Showing posts with label cigarettes. Show all posts
Showing posts with label cigarettes. Show all posts

Monday, November 7, 2011

Judge Blocks Graphic Cigarette Warnings - NYTimes.com

Judge Blocks Graphic Cigarette Warnings - NYTimes.com: "WASHINGTON (Reuters) - A federal judge blocked a rule requiring tobacco companies to display graphic images on cigarette packs, such as a man exhaling cigarette smoke through a hole in his throat.
District Judge Richard Leon sided on Monday with tobacco companies and granted a temporary injunction, saying they would likely prevail in their lawsuit challenging the requirement as unconstitutional because it compels speech in violation of the First Amendment."  
Leon wrote:  "It is abundantly clear from viewing these images that the emotional response they were crafted to induce is calculated to provoke the viewer to quit, or never to start smoking – an objective wholly apart from disseminating purely factual and uncontroversial information."
The opinion and order staying enforcement of the Rule in R.J. Reynolds v.

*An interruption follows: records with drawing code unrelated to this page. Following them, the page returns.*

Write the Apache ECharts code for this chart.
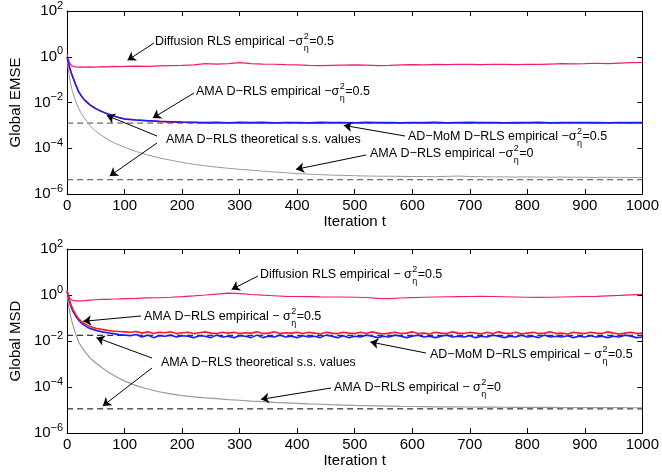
<!DOCTYPE html>
<html>
<head>
<meta charset="utf-8">
<script src="https://cdn.jsdelivr.net/npm/echarts@6/dist/echarts.min.js"></script>
<style>html,body{margin:0;padding:0;background:#fff}#main{width:662px;height:476px}</style>
</head>
<body>
<div id="main"></div>
<script>
// iteration grids used for the read-off values
var itersCoarse = [0,2,4,6,8,10,15,20,25,30,40,50,60,70,80,90,100,
    120,140,160,180,200,220,240,260,280,300,320,340,360,380,400,420,440,460,480,500,
    520,540,560,580,600,620,640,660,680,700,720,740,760,780,800,820,840,860,880,900,
    920,940,960,980,1000];
var itersFine = [0,2,4,6,8,10,15,20,25,30,35,40,45,50,60,70,80,90,100,
    110,120,130,140,150,160,170,180,190,200,210,220,230,240,250,260,270,280,290,300,
    310,320,330,340,350,360,370,380,390,400,410,420,430,440,450,460,470,480,490,500,
    510,520,530,540,550,560,570,580,590,600,610,620,630,640,650,660,670,680,690,700,
    710,720,730,740,750,760,770,780,790,800,810,820,830,840,850,860,870,880,890,900,
    910,920,930,940,950,960,970,980,990,1000];
var theoryIters = [0, 1000];

// ---- Global EMSE (top) ----
var emsePink = [1.3,0.8,0.55,0.45,0.4,0.38,0.36,0.35,0.36,0.35,0.36,0.35,0.37,0.36,0.38,0.37,0.38,
    0.39,0.38,0.40,0.41,0.42,0.44,0.50,0.48,0.50,0.55,0.50,0.48,0.47,0.45,0.44,0.42,0.41,0.42,0.43,0.44,
    0.43,0.41,0.42,0.44,0.45,0.44,0.46,0.45,0.47,0.46,0.45,0.47,0.46,0.45,0.47,0.46,0.48,0.50,0.49,0.50,
    0.52,0.50,0.53,0.55,0.56];
var emseGray = [0.8,0.3,0.13,0.07,0.04,0.027,0.011,0.0055,0.0032,0.0021,0.00095,0.00055,0.00036,0.00025,0.00018,0.00014,0.00011,
    7.2e-5,5.1e-5,3.8e-5,3.0e-5,2.4e-5,2.0e-5,1.7e-5,1.5e-5,1.33e-5,1.2e-5,1.1e-5,1.0e-5,9.2e-6,8.5e-6,7.8e-6,
    7.4e-6,7.0e-6,6.7e-6,6.5e-6,6.3e-6,6.1e-6,6.0e-6,6.0e-6,5.9e-6,5.8e-6,5.8e-6,5.7e-6,5.9e-6,6.1e-6,5.8e-6,
    5.7e-6,5.6e-6,5.6e-6,5.5e-6,5.6e-6,5.5e-6,5.4e-6,5.5e-6,5.4e-6,5.4e-6,5.3e-6,5.4e-6,5.3e-6,5.3e-6,5.2e-6];
var emseRed = [1.0,0.58,0.37,0.24,0.17,0.125,0.058,0.029,0.019,0.013,0.0077,0.0053,0.0040,0.0032,0.0026,0.0022,0.0019,
    0.0017,0.00158,0.00148,0.00142,0.00136,0.00132,0.00128,0.00131,0.00127,0.0013,
    0.00126,0.00129,0.00127,0.00131,0.00126,0.00128,0.00125,0.0013,0.00127,0.00129,
    0.00126,0.00128,0.00124,0.00129,0.00127,0.00125,0.0013,0.00126,0.00128,0.00125,
    0.00129,0.00126,0.00128,0.00124,0.00127,0.00129,0.00125,0.00128,0.00126,0.00127,
    0.00125,0.00128,0.00126,0.00124,0.00127];
var emseBlue = [1.0,0.6,0.38,0.25,0.17,0.13,0.06,0.03,0.019,0.013,0.0078,0.0054,0.0041,0.0032,0.0026,0.0022,0.0019,
    0.0017,0.0016,0.0015,0.00145,0.0014,0.00138,0.00132,0.00136,0.0013,0.00137,
    0.00133,0.00136,0.00131,0.00135,0.00134,0.0013,0.00136,0.00133,0.00135,0.00131,
    0.00136,0.00132,0.00134,0.0013,0.00135,0.00133,0.00136,0.00131,0.00134,0.00137,
    0.00132,0.00135,0.0013,0.00134,0.00133,0.00136,0.00131,0.00134,0.00132,0.00135,
    0.00133,0.0013,0.00134,0.00132,0.00133];
var emseTheory = [1.26e-3, 4.2e-6];

// ---- Global MSD (bottom) ----
var msdPink = [1.6,1.0,0.75,0.65,0.6,0.58,0.56,0.55,0.56,0.57,0.6,0.62,0.64,0.65,0.67,0.68,0.7,
    0.72,0.75,0.76,0.8,0.85,0.92,1.0,1.1,1.2,1.15,1.05,0.98,0.93,0.88,0.86,0.85,0.83,0.82,0.82,0.8,
    0.78,0.72,0.7,0.74,0.77,0.8,0.82,0.84,0.85,0.86,0.87,0.86,0.84,0.82,0.8,0.79,0.8,0.82,0.84,0.86,
    0.88,0.92,0.96,1.02,1.06];
var msdGray = [1.0,0.45,0.22,0.12,0.075,0.05,0.02,0.009,0.0055,0.0037,0.0018,0.0011,0.0007,0.00047,0.00033,0.00024,0.00018,
    1.15e-4,8.2e-5,6.2e-5,5.0e-5,4.2e-5,3.7e-5,3.35e-5,3.1e-5,2.85e-5,2.65e-5,
    2.45e-5,2.3e-5,2.15e-5,2.05e-5,1.95e-5,1.85e-5,1.78e-5,1.7e-5,1.64e-5,1.58e-5,
    1.54e-5,1.5e-5,1.47e-5,1.44e-5,1.42e-5,1.4e-5,1.38e-5,1.37e-5,1.36e-5,1.35e-5,
    1.34e-5,1.33e-5,1.32e-5,1.31e-5,1.3e-5,1.3e-5,1.29e-5,1.28e-5,1.28e-5,1.27e-5,
    1.27e-5,1.26e-5,1.26e-5,1.25e-5,1.25e-5];
var msdRed = [1.6,0.95,0.6,0.42,0.31,0.24,0.14,0.092,0.07,0.057,0.049,0.043,0.039,0.036,0.032,0.029,0.027,0.026,0.025,
    0.024,0.026,0.022,0.025,0.021,0.024,0.023,0.025,0.021,0.023,
    0.024,0.021,0.023,0.025,0.022,0.021,0.024,0.022,0.024,0.021,
    0.023,0.022,0.025,0.021,0.022,0.025,0.021,0.023,0.022,0.024,
    0.021,0.024,0.022,0.020,0.024,0.022,0.021,0.024,0.022,0.021,
    0.024,0.021,0.025,0.022,0.020,0.022,0.024,0.021,0.022,0.025,
    0.021,0.022,0.020,0.024,0.022,0.021,0.025,0.022,0.021,0.024,
    0.022,0.020,0.024,0.021,0.025,0.022,0.021,0.024,0.020,0.022,
    0.024,0.021,0.022,0.025,0.021,0.022,0.020,0.024,0.022,0.021,
    0.024,0.022,0.021,0.025,0.022,0.020,0.022,0.024,0.021,0.022];
var msdBlue = [1.4,0.85,0.52,0.36,0.26,0.2,0.12,0.08,0.06,0.048,0.04,0.035,0.032,0.029,0.025,0.023,0.021,0.019,0.018,
    0.017,0.019,0.015,0.018,0.014,0.017,0.016,0.018,0.015,0.017,
    0.016,0.014,0.017,0.016,0.014,0.018,0.015,0.016,0.014,0.017,
    0.016,0.014,0.018,0.014,0.016,0.015,0.018,0.015,0.016,0.014,
    0.017,0.015,0.016,0.014,0.018,0.016,0.014,0.017,0.014,0.016,
    0.015,0.018,0.016,0.014,0.016,0.015,0.018,0.016,0.014,0.016,
    0.018,0.015,0.016,0.014,0.016,0.018,0.015,0.016,0.015,0.017,
    0.014,0.016,0.015,0.018,0.016,0.014,0.016,0.015,0.018,0.015,
    0.016,0.014,0.018,0.015,0.016,0.015,0.017,0.014,0.016,0.015,
    0.017,0.015,0.016,0.014,0.016,0.015,0.018,0.016,0.014,0.015];
var msdTheory = [1.77e-2, 1.12e-5];

// annotations: text placed in pixels, arrow tips given in data units
var emseNotes = [
    {pre: 'Diffusion RLS empirical −σ', post: '=0.5', at: [155, 42], from: [[154, 43]], to: [[105, 0.7]]},
    {pre: 'AMA D−RLS empirical −σ', post: '=0.5', at: [196, 92], from: [[194, 93]], to: [[149, 0.0021]]},
    {pre: 'AMA D−RLS theoretical s.s. values', at: [166, 140], from: [[157, 136], [157, 143]], to: [[69, 0.0027], [74, 6.1e-6]]},
    {pre: 'AD−MoM D−RLS empirical −σ', post: '=0.5', at: [408, 137], from: [[405, 136]], to: [[481, 0.001]]},
    {pre: 'AMA D−RLS empirical −σ', post: '=0', at: [370, 154], from: [[366, 155]], to: [[398, 1.2e-5]]}
];
var msdNotes = [
    {pre: 'Diffusion RLS empirical − σ', post: '=0.5', at: [260, 275], from: [[258, 276]], to: [[286, 1.75]]},
    {pre: 'AMA D−RLS empirical − σ', post: '=0.5', at: [144, 317], from: [[141, 316]], to: [[28, 0.072]]},
    {pre: 'AMA D−RLS theoretical s.s. values', at: [161, 363], from: [[152, 358], [152, 368]], to: [[51, 0.014], [62, 1.5e-5]]},
    {pre: 'AD−MoM D−RLS empirical − σ', post: '=0.5', at: [430, 355], from: [[426, 353]], to: [[527, 0.0091]]},
    {pre: 'AMA D−RLS empirical − σ', post: '=0', at: [334, 388], from: [[331, 388]], to: [[337, 2.9e-5]]}
];

var FONT = '"Liberation Sans", Arial, Helvetica, sans-serif';
var NOTE_SIZE = 12.5;

function pairs(xs, ys) {
    return xs.map(function (x, i) { return [x, ys[i]]; });
}

function yLabel(v) {
    var e = Math.round(Math.log(v) / Math.LN10);
    return '{b|10}{e|' + (e < 0 ? '−' + (-e) : e) + '}';
}

function xAxes(gi) {
    var main = {
        type: 'value', gridIndex: gi, min: 0, max: 1000, interval: 100,
        name: 'Iteration t', nameLocation: 'middle', nameGap: 18,
        nameTextStyle: {fontFamily: FONT, fontSize: 15, color: '#000', verticalAlign: 'top'},
        axisLine: {show: true, onZero: false, lineStyle: {color: '#000'}},
        axisTick: {inside: true, length: 5, lineStyle: {color: '#000'}},
        axisLabel: {fontFamily: FONT, fontSize: 15, color: '#000', margin: 4,
            formatter: function (v) { return String(v); }},
        splitLine: {show: false}
    };
    var top = {
        type: 'value', gridIndex: gi, position: 'top', min: 0, max: 1000, interval: 100,
        axisLine: {show: true, onZero: false, lineStyle: {color: '#000'}},
        axisTick: {inside: true, length: 5, lineStyle: {color: '#000'}},
        axisLabel: {show: false}, splitLine: {show: false}
    };
    return [main, top];
}

function yAxes(gi, name) {
    var main = {
        type: 'log', logBase: 100, gridIndex: gi, min: 1e-6, max: 1e2,
        name: name, nameLocation: 'middle', nameGap: 43, nameRotate: 90,
        nameTextStyle: {fontFamily: FONT, fontSize: 15, color: '#000'},
        axisLine: {show: true, onZero: false, lineStyle: {color: '#000'}},
        axisTick: {inside: true, length: 5, lineStyle: {color: '#000'}},
        axisLabel: {
            formatter: yLabel, margin: 4,
            rich: {
                b: {fontFamily: FONT, fontSize: 15, color: '#000', lineHeight: 22, verticalAlign: 'middle'},
                e: {fontFamily: FONT, fontSize: 11, color: '#000', lineHeight: 11, verticalAlign: 'top'}
            }
        },
        splitLine: {show: false}, minorTick: {show: false}
    };
    var right = {
        type: 'log', logBase: 100, gridIndex: gi, position: 'right', min: 1e-6, max: 1e2,
        axisLine: {show: true, onZero: false, lineStyle: {color: '#000'}},
        axisTick: {inside: true, length: 5, lineStyle: {color: '#000'}},
        axisLabel: {show: false}, splitLine: {show: false}
    };
    return [main, right];
}

function line(gi, xs, ys, color, width, dashed) {
    return {
        type: 'line', xAxisIndex: gi * 2, yAxisIndex: gi * 2,
        data: pairs(xs, ys), symbol: 'none', silent: true,
        lineStyle: {color: color, width: width, type: dashed ? [6, 4] : 'solid'}
    };
}

function arrows(gi, notes) {
    var data = [];
    notes.forEach(function (n) {
        n.from.forEach(function (f, i) {
            data.push([{x: f[0], y: f[1]}, {coord: n.to[i]}]);
        });
    });
    return {
        type: 'line', xAxisIndex: gi * 2, yAxisIndex: gi * 2, data: [], silent: true,
        markLine: {
            silent: true, symbol: ['none', 'arrow'], symbolSize: 8,
            label: {show: false},
            lineStyle: {color: '#000', width: 1, type: 'solid'},
            emphasis: {disabled: true},
            data: data
        }
    };
}

var measureCtx = document.createElement('canvas').getContext('2d');
function textWidth(s, size) {
    measureCtx.font = size + 'px ' + FONT;
    return measureCtx.measureText(s).width;
}

function txt(s, x, y, size) {
    return {
        type: 'text', x: x, y: y, silent: true,
        style: {text: s, fill: '#000', font: size + 'px ' + FONT,
            align: 'left', verticalAlign: 'middle', textAlign: 'left', textVerticalAlign: 'middle'}
    };
}

function noteGraphics(notes) {
    var els = [];
    notes.forEach(function (n) {
        var x = n.at[0], y = n.at[1];
        els.push(txt(n.pre, x, y, NOTE_SIZE));
        if (n.post) {
            var w = textWidth(n.pre, NOTE_SIZE);
            els.push(txt('2', x + w + 0.5, y - 5.5, 9));
            els.push(txt('η', x + w + 0.5, y + 6.5, 9));
            els.push(txt(n.post, x + w + 6, y, NOTE_SIZE));
        }
    });
    return els;
}

var myChart = echarts.init(document.getElementById('main'));

var option = {
    animation: false,
    backgroundColor: '#fff',
    grid: [
        {left: 67, top: 10, width: 578, height: 184},
        {left: 67, top: 249, width: 578, height: 184}
    ],
    xAxis: xAxes(0).concat(xAxes(1)),
    yAxis: yAxes(0, 'Global EMSE').concat(yAxes(1, 'Global MSD')),
    series: [
        line(0, theoryIters, [emseTheory[0], emseTheory[0]], '#444', 1, true),
        line(0, theoryIters, [emseTheory[1], emseTheory[1]], '#444', 1, true),
        line(0, itersCoarse, emseGray, '#9a9a9a', 1),
        line(0, itersCoarse, emsePink, '#f51a75', 1.2),
        line(0, itersCoarse, emseRed, '#ff1a1a', 1.5),
        line(0, itersCoarse, emseBlue, '#1a1aff', 1.5),
        arrows(0, emseNotes),

        line(1, theoryIters, [msdTheory[0], msdTheory[0]], '#000', 1, true),
        line(1, theoryIters, [msdTheory[1], msdTheory[1]], '#000', 1, true),
        line(1, itersCoarse, msdGray, '#9a9a9a', 1.2),
        line(1, itersCoarse, msdPink, '#f51a75', 1.2),
        line(1, itersFine, msdBlue, '#1a1aff', 1.6),
        line(1, itersFine, msdRed, '#ff1a1a', 1.6),
        arrows(1, msdNotes)
    ],
    graphic: noteGraphics(emseNotes).concat(noteGraphics(msdNotes))
};
myChart.setOption(option);
</script>
</body>
</html>
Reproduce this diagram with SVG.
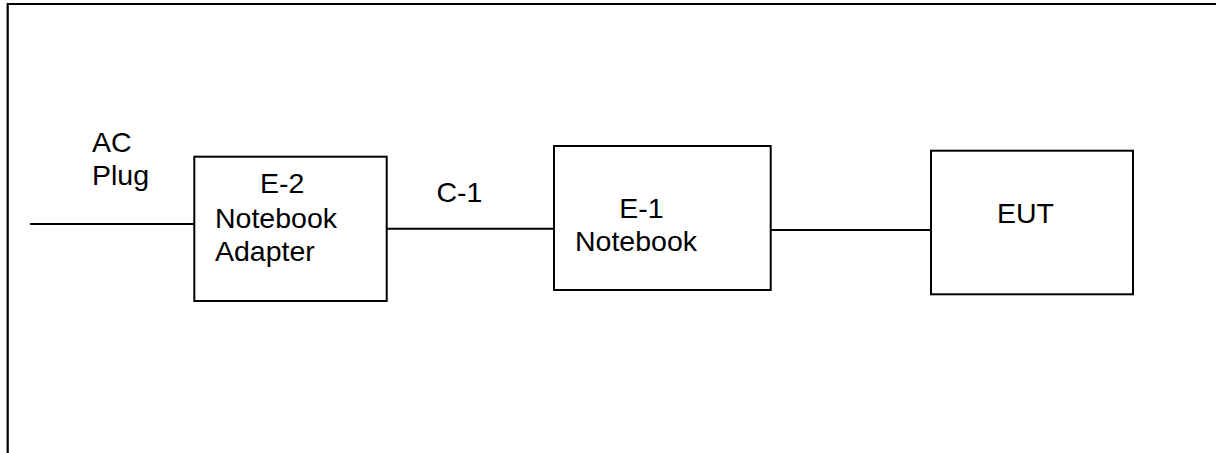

U.S. FDA is HERE.  


Floyd Abrams and Prof. Steve Shiffrin debate the issue on NPR HERE
h/t Drug and Device Law Blog

'via Blog this'

Wednesday, November 10, 2010

Graphic warnings: the FDA's proposed new labels on cigarette packs

HERE are the new graphic warnings.  Ey-catching.  But are they effective?  Adequate?  Compared ot other countries?  Look HERE.
Until 2009 when President Obama signed the Family Smoking Prevention and Tobacco Control Act of 2009 that enabled some FDA regulation the only permitted warnings on cigarettes and in cigarette advertising were those prescribed by statute.  The original warning  was set in the Public Health Cigarette Smoking Act of 1969,  15 U. S. C. §§ 1331-134 which provided: 

WARNING: THE SURGEON GENERAL HAS DETERMINED THAT CIGARETTE SMOKING IS DANGEROUS TO YOUR HEALTH

The 1969 Act of Congress also provided
"No requirement or prohibition based on smoking and health shall be imposed under State law with respect  to the advertising or promotion of any cigarettes the packages of which are [lawfully] labeled."

In 1992 in Cippollone v. Liggett The Supreme Court held that  state product liability could not permit a jury to find that warning inadequate because such a verdict would be a  "requirement" beyond what Congress specified.  Thus all tobacco claims - except for those based on fraud - were preempted by federal law.  No "failure to warn" claims were permitted.

If state tort suits had been permitted for "failure to warn" what obstacles would plaintiffs have faced?